Write out the full listing exactly as given, minus the images.

#### Collected material:
-- Begin --
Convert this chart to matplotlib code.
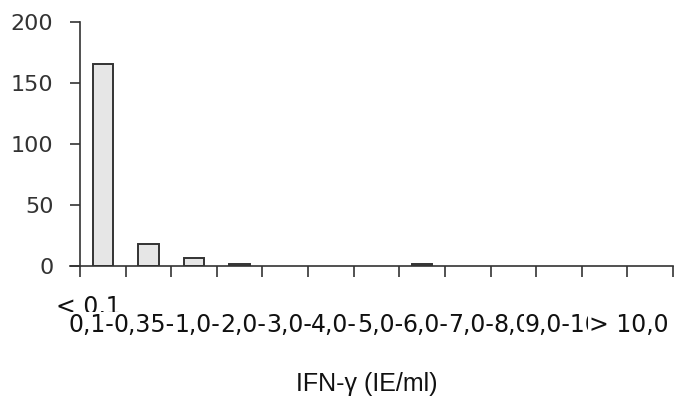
import matplotlib
matplotlib.use("Agg")
import matplotlib.pyplot as plt
from matplotlib.transforms import blended_transform_factory

categories = ["< 0,1", "0,1-0,35", "0,35-1,0", "1,0-2,0", "2,0-3,0", "3,0-4,0",
              "4,0-5,0", "5,0-6,0", "6,0-7,0", "7,0-8,0", "8,0-9,0", "9,0-10,0", "> 10,0"]
counts = [165, 18, 6, 1, 0, 0, 0, 1, 0, 0, 0, 0, 0]
y_ticks = [0, 50, 100, 150, 200]
x_label = "IFN-γ (IE/ml)"

W, H = 674, 400
fig = plt.figure(figsize=(W / 100, H / 100), dpi=100)
ax_left, ax_right = 70 / W, 673 / W
ax_bottom, ax_top = 1 - 265.7 / H, 1 - 21.7 / H
ax = fig.add_axes([ax_left, ax_bottom, ax_right - ax_left, ax_top - ax_bottom])

n = len(categories)
xs = [i + 0.5 for i in range(n)]
lws = [1.4 if c > 0 else 0 for c in counts]
ax.bar(xs, counts, width=0.45, color="#e6e6e6", edgecolor="#333333", linewidth=lws, zorder=3)

ax.set_xlim(-10 / 45.5, n)
ax.set_ylim(0, 200)

for s in ["top", "right"]:
    ax.spines[s].set_visible(False)
ax.spines["left"].set_position(("data", 0))
for s in ["left", "bottom"]:
    ax.spines[s].set_color("#333333")
    ax.spines[s].set_linewidth(1.2)
ax.spines["bottom"].set_zorder(4)

ax.set_yticks(y_ticks)
ax.set_yticklabels([str(v) for v in y_ticks], fontsize=16, color="#333333")
ax.tick_params(axis="y", direction="out", length=7.2, width=1.2, color="#333333", pad=12)
ax.set_xticks(range(n + 1))
ax.set_xticklabels([""] * (n + 1))
ax.tick_params(axis="x", direction="out", length=8, width=1.2, color="#333333")

trans = blended_transform_factory(ax.transData, fig.transFigure)
for i, lab in enumerate(categories):
    ybase = 1 - (314 if i == 0 else 332) / H
    ax.text(i + 1 - 0.1, ybase, lab, transform=trans, ha="right", va="baseline",
            fontsize=17, color="#111111", family="DejaVu Sans",
            bbox=dict(facecolor="white", edgecolor="none", pad=0.5), zorder=10 + i,
            clip_on=False)

ax.set_xlabel(x_label, fontsize=18, family="Liberation Sans", color="#111111",
              va="baseline")
ax.xaxis.set_label_coords((367 - 70) / 603, (265.7 - 391) / 244)

fig.savefig("out.png", dpi=100)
-- End --
#### Result of this task:
Convert this chart to matplotlib code.
import matplotlib
matplotlib.use("Agg")
import matplotlib.pyplot as plt
from matplotlib.transforms import blended_transform_factory

categories = ["< 0,1", "0,1-0,35", "0,35-1,0", "1,0-2,0", "2,0-3,0", "3,0-4,0",
              "4,0-5,0", "5,0-6,0", "6,0-7,0", "7,0-8,0", "8,0-9,0", "9,0-10,0", "> 10,0"]
counts = [165, 18, 6, 1, 0, 0, 0, 1, 0, 0, 0, 0, 0]
y_ticks = [0, 50, 100, 150, 200]
x_label = "IFN-γ (IE/ml)"

W, H = 674, 400
fig = plt.figure(figsize=(W / 100, H / 100), dpi=100)
ax_left, ax_right = 70 / W, 673 / W
ax_bottom, ax_top = 1 - 265.7 / H, 1 - 21.7 / H
ax = fig.add_axes([ax_left, ax_bottom, ax_right - ax_left, ax_top - ax_bottom])

n = len(categories)
xs = [i + 0.5 for i in range(n)]
lws = [1.4 if c > 0 else 0 for c in counts]
ax.bar(xs, counts, width=0.45, color="#e6e6e6", edgecolor="#333333", linewidth=lws, zorder=3)

ax.set_xlim(-10 / 45.5, n)
ax.set_ylim(0, 200)

for s in ["top", "right"]:
    ax.spines[s].set_visible(False)
ax.spines["left"].set_position(("data", 0))
for s in ["left", "bottom"]:
    ax.spines[s].set_color("#333333")
    ax.spines[s].set_linewidth(1.2)
ax.spines["bottom"].set_zorder(4)

ax.set_yticks(y_ticks)
ax.set_yticklabels([str(v) for v in y_ticks], fontsize=16, color="#333333")
ax.tick_params(axis="y", direction="out", length=7.2, width=1.2, color="#333333", pad=12)
ax.set_xticks(range(n + 1))
ax.set_xticklabels([""] * (n + 1))
ax.tick_params(axis="x", direction="out", length=8, width=1.2, color="#333333")

trans = blended_transform_factory(ax.transData, fig.transFigure)
for i, lab in enumerate(categories):
    ybase = 1 - (314 if i == 0 else 332) / H
    ax.text(i + 1 - 0.1, ybase, lab, transform=trans, ha="right", va="baseline",
            fontsize=17, color="#111111", family="DejaVu Sans",
            bbox=dict(facecolor="white", edgecolor="none", pad=0.5), zorder=10 + i,
            clip_on=False)

ax.set_xlabel(x_label, fontsize=18, family="Liberation Sans", color="#111111",
              va="baseline")
ax.xaxis.set_label_coords((367 - 70) / 603, (265.7 - 391) / 244)

fig.savefig("out.png", dpi=100)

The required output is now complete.